━━━ Input for this task
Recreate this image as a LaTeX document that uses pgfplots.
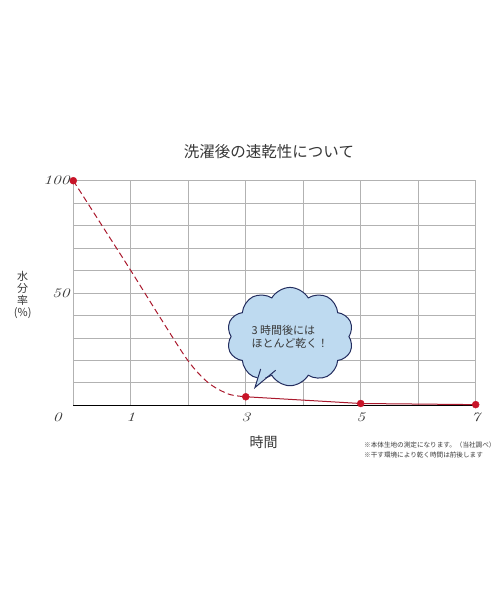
\documentclass[border=0pt]{standalone}
\usepackage{fontspec}
\usepackage{pgfplots}
\pgfplotsset{compat=1.18}
\usetikzlibrary{shapes.symbols}
\newfontfamily\jp{Noto Sans CJK JP}
\newfontfamily\tickfont{Latin Modern Roman}[FakeStretch=1.35]
\definecolor{curvered}{RGB}{170,25,45}
\definecolor{dotred}{RGB}{200,20,40}
\definecolor{gridgray}{RGB}{178,178,178}
\definecolor{cloudfill}{RGB}{190,218,240}
\definecolor{cloudline}{RGB}{35,45,95}
\definecolor{textgray}{RGB}{55,55,55}

\begin{document}
\begin{tikzpicture}
\path[use as bounding box] (0,0) rectangle (500pt,600pt);

\begin{axis}[
    at={(73.3pt,194.7pt)}, anchor=south west,
    scale only axis, width=402.4pt, height=224.6pt,
    xmin=0, xmax=7, ymin=0, ymax=100,
    axis x line*=bottom, axis y line*=left,
    axis line style={black, line width=1.3pt},
    xtick={1,2,3,4,5,6,7},
    xticklabels={1,,3,,5,,7},
    extra x ticks={0},
    extra x tick labels={0},
    extra x tick style={xticklabel style={xshift=-16pt}},
    ytick={0,10,...,100},
    yticklabels={,,,,,50,,,,,100},
    grid=major,
    grid style={gridgray, line width=0.8pt},
    major tick length=0pt,
    tick label style={font=\tickfont\itshape\fontsize{13}{13}\selectfont, text=textgray},
    xticklabel style={yshift=-4pt},
    /pgf/number format/assume math mode=true,
    clip=false,
]

% drying curve, first three hours
\addplot[curvered, line width=1pt, dash pattern=on 6pt off 3.5pt, smooth, tension=0.5]
    coordinates {(0,100) (0.5,80) (1,60) (1.5,39.5) (2,19.7) (2.35,10) (2.7,5) (3,3.8)};

% after three hours
\addplot[curvered, line width=1pt] coordinates {(3,3.8) (5,0.8) (7,0.3)};

% measured points
\addplot[only marks, mark=*, mark size=3.5pt, dotred] coordinates {(0,100) (3,3.8) (5,0.8) (7,0.3)};

% callout
\node[cloud, cloud puffs=10, cloud puff arc=120, aspect=1.45,
      minimum width=104pt, minimum height=74pt,
      fill=cloudfill, draw=cloudline, line width=1pt,
      align=left, font=\jp\fontsize{11}{12.5}\selectfont, text=textgray]
    at (axis cs:3.77,30.6) {3 時間後には\\ほとんど乾く！};
\fill[cloudfill] (axis cs:3.26,17.5) -- (axis cs:3.16,7.9) -- (axis cs:3.55,17.5) -- cycle;
\draw[cloudline, line width=1pt, line join=miter]
    (axis cs:3.26,16.2) -- (axis cs:3.16,7.9) -- (axis cs:3.52,15.6);
\end{axis}

\node[font=\jp\fontsize{15.5}{16}\selectfont, text=textgray] at (269pt,448pt) {洗濯後の速乾性について};
\node[font=\jp\fontsize{14}{14}\selectfont, text=textgray] at (263.5pt,157.5pt) {時間};
\node[font=\jp\fontsize{11}{12}\selectfont, text=textgray, align=center, inner sep=0pt]
    at (22.7pt,305pt) {水\\分\\率\\(\%)};
\node[font=\jp\fontsize{6.6}{10}\selectfont, text=textgray, align=left, anchor=west, inner sep=0pt]
    at (364pt,150pt) {※本体生地の測定になります。（当社調べ）\\※干す環境により乾く時間は前後します};
\end{tikzpicture}
\end{document}
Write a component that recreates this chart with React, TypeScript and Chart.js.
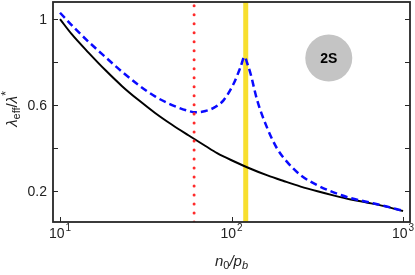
import React, { useEffect, useRef } from "react";
import { Chart, registerables } from "chart.js";

Chart.register(...registerables);

// ---- data ----
const blackX = [10, 11.7, 14.7, 18.3, 23, 28.7, 36, 45, 56.3, 70.5, 82.4, 103, 124, 162, 203, 253, 317, 397, 496, 621, 776, 1000];
const blackY = [1.0, 0.93, 0.843, 0.764, 0.688, 0.623, 0.562, 0.508, 0.458, 0.409, 0.376, 0.338, 0.309, 0.272, 0.245, 0.220, 0.198, 0.178, 0.160, 0.145, 0.129, 0.106];

const blueX = [10, 12.2, 14.7, 18.3, 23, 28.7, 36, 45, 56.3, 61.5, 70.5, 80, 90, 103, 113, 119, 124, 129, 141, 162, 185, 212, 253, 317, 397, 496, 621, 813, 1000];
const blueY = [1.03, 0.957, 0.894, 0.825, 0.755, 0.693, 0.639, 0.600, 0.572, 0.566, 0.572, 0.59, 0.623, 0.70, 0.778, 0.825, 0.79, 0.747, 0.623, 0.49, 0.395, 0.333, 0.273, 0.226, 0.192, 0.166, 0.148, 0.126, 0.107];

const redLineX = 60.5;
const yellowLineX = 121;

const xTickValues = [10, 100, 1000];
const xTickExponents = ["1", "2", "3"];
const yTickValues = [0.2, 0.4, 0.6, 0.8, 1.0];
const yTickLabels = ["0.2", "", "0.6", "", "1"];

const badgeText = "2S";
const badgeX = 369;
const badgeY = 0.819;

const X_MIN = 9.1;
const X_MAX = 1098;
const Y_MIN = 0.055;
const Y_MAX = 1.08;

const FONT = "'Liberation Sans', Arial, Helvetica, sans-serif";

const decorPlugin = {
  id: "decor",
  afterDatasetsDraw(chart: any) {
    const { ctx, chartArea } = chart;
    const xs = chart.scales.x;
    const ys = chart.scales.y;
    const { left, right, top, bottom } = chartArea;
    ctx.save();

    // badge
    const bx = xs.getPixelForValue(badgeX);
    const by = ys.getPixelForValue(badgeY);
    ctx.fillStyle = "#c4c4c4";
    ctx.beginPath();
    ctx.arc(bx, by, 23.5, 0, Math.PI * 2);
    ctx.fill();
    ctx.fillStyle = "#000";
    ctx.font = `bold 14px ${FONT}`;
    ctx.textAlign = "center";
    ctx.textBaseline = "middle";
    ctx.fillText(badgeText, bx, by + 1);

    // frame
    ctx.strokeStyle = "#262626";
    ctx.lineWidth = 1.8;
    ctx.strokeRect(left, top, right - left, bottom - top);

    // ticks
    ctx.lineWidth = 1;
    ctx.beginPath();
    xTickValues.forEach((v) => {
      const px = Math.round(xs.getPixelForValue(v)) + 0.5;
      ctx.moveTo(px, bottom);
      ctx.lineTo(px, bottom - 5);
    });
    yTickValues.forEach((v) => {
      const py = Math.round(ys.getPixelForValue(v)) + 0.5;
      ctx.moveTo(left, py);
      ctx.lineTo(left + 5, py);
      ctx.moveTo(right, py);
      ctx.lineTo(right - 5, py);
    });
    ctx.stroke();

    // y tick labels
    ctx.fillStyle = "#222";
    ctx.font = `14px ${FONT}`;
    ctx.textAlign = "right";
    ctx.textBaseline = "middle";
    yTickValues.forEach((v, i) => {
      if (!yTickLabels[i]) return;
      ctx.fillText(yTickLabels[i], left - 6, ys.getPixelForValue(v) + 1);
    });

    // x tick labels: 10^n
    ctx.textBaseline = "alphabetic";
    ctx.textAlign = "left";
    xTickValues.forEach((v, i) => {
      const px = xs.getPixelForValue(v);
      ctx.font = `14px ${FONT}`;
      const w1 = ctx.measureText("10").width;
      ctx.font = `10px ${FONT}`;
      const w2 = ctx.measureText(xTickExponents[i]).width;
      const start = px - (w1 + w2 + 1) / 2;
      ctx.font = `14px ${FONT}`;
      ctx.fillText("10", start, 238);
      ctx.font = `10px ${FONT}`;
      ctx.fillText(xTickExponents[i], start + w1 + 1, 231);
    });

    // x title: n0/pb
    const parts: [string, string, number][] = [
      ["n", `italic 15px ${FONT}`, 0],
      ["0", `11px ${FONT}`, 3],
      ["/", `italic 15px ${FONT}`, 0],
      ["p", `italic 15px ${FONT}`, 0],
      ["b", `italic 11px ${FONT}`, 3],
    ];
    let total = 0;
    parts.forEach(([t, f]) => {
      ctx.font = f;
      total += ctx.measureText(t).width;
    });
    let cx = (left + right) / 2 - total / 2;
    const baseX = 266;
    parts.forEach(([t, f, dy]) => {
      ctx.font = f;
      ctx.fillText(t, cx, baseX + dy);
      cx += ctx.measureText(t).width;
    });

    // y title: λeff/λ*
    const yparts: [string, string, number][] = [
      ["λ", `italic 15px ${FONT}`, 0],
      ["eff", `11px ${FONT}`, 3],
      ["/", `15px ${FONT}`, 0],
      ["λ", `italic 15px ${FONT}`, 0],
      ["*", `12px ${FONT}`, -7],
    ];
    let ytotal = 0;
    yparts.forEach(([t, f]) => {
      ctx.font = f;
      ytotal += ctx.measureText(t).width;
    });
    ctx.translate(17, (top + bottom) / 2 - 3);
    ctx.rotate(-Math.PI / 2);
    let yx = -ytotal / 2;
    yparts.forEach(([t, f, dy]) => {
      ctx.font = f;
      ctx.fillText(t, yx, dy);
      yx += ctx.measureText(t).width;
    });

    ctx.restore();
  },
};

export default function App() {
  const ref = useRef<HTMLCanvasElement | null>(null);

  useEffect(() => {
    if (!ref.current) return;
    const chart = new Chart(ref.current, {
      type: "line",
      data: {
        datasets: [
          {
            label: "yellow",
            data: [
              { x: yellowLineX, y: Y_MIN },
              { x: yellowLineX, y: Y_MAX },
            ],
            borderColor: "#f8df2e",
            borderWidth: 5,
            pointRadius: 0,
            order: 4,
          },
          {
            label: "black",
            data: blackX.map((x, i) => ({ x, y: blackY[i] })),
            borderColor: "#000000",
            borderWidth: 2,
            pointRadius: 0,
            cubicInterpolationMode: "monotone",
            order: 3,
          },
          {
            label: "blue",
            data: blueX.map((x, i) => ({ x, y: blueY[i] })),
            borderColor: "#0a0aff",
            borderWidth: 2.5,
            borderDash: [7, 4],
            pointRadius: 0,
            cubicInterpolationMode: "monotone",
            order: 2,
          },
          {
            label: "red",
            data: [
              { x: redLineX, y: Y_MIN },
              { x: redLineX, y: Y_MAX },
            ],
            borderColor: "#ff2a2a",
            borderWidth: 3,
            borderDash: [0.01, 9],
            borderCapStyle: "round",
            pointRadius: 0,
            order: 1,
          },
        ],
      },
      options: {
        animation: false,
        responsive: false,
        maintainAspectRatio: false,
        devicePixelRatio: 1,
        layout: { padding: { top: 2, right: 5, left: 0, bottom: 0 } },
        plugins: {
          legend: { display: false },
          tooltip: { enabled: false },
        },
        scales: {
          x: {
            type: "logarithmic",
            min: X_MIN,
            max: X_MAX,
            grid: { display: false },
            border: { display: false },
            ticks: { display: false },
            afterFit: (s: any) => {
              s.height = 53;
            },
          },
          y: {
            type: "linear",
            min: Y_MIN,
            max: Y_MAX,
            grid: { display: false },
            border: { display: false },
            ticks: { display: false },
            afterFit: (s: any) => {
              s.width = 53;
            },
          },
        },
      },
      plugins: [decorPlugin],
    } as any);
    return () => chart.destroy();
  }, []);

  return (
    <div style={{ position: "fixed", left: 0, top: 0, width: 415, height: 275, background: "#fff" }}>
      <canvas ref={ref} width={415} height={275} style={{ width: 415, height: 275, display: "block" }} />
    </div>
  );
}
━━━━━━
_Written task_
In the listing above, find the line containing "Write a component" and the line containing "Chart.register(...registerables);", then return both of them and every line between, exactly, without pictures.

_Result below_
Write a component that recreates this chart with React, TypeScript and Chart.js.
import React, { useEffect, useRef } from "react";
import { Chart, registerables } from "chart.js";

Chart.register(...registerables);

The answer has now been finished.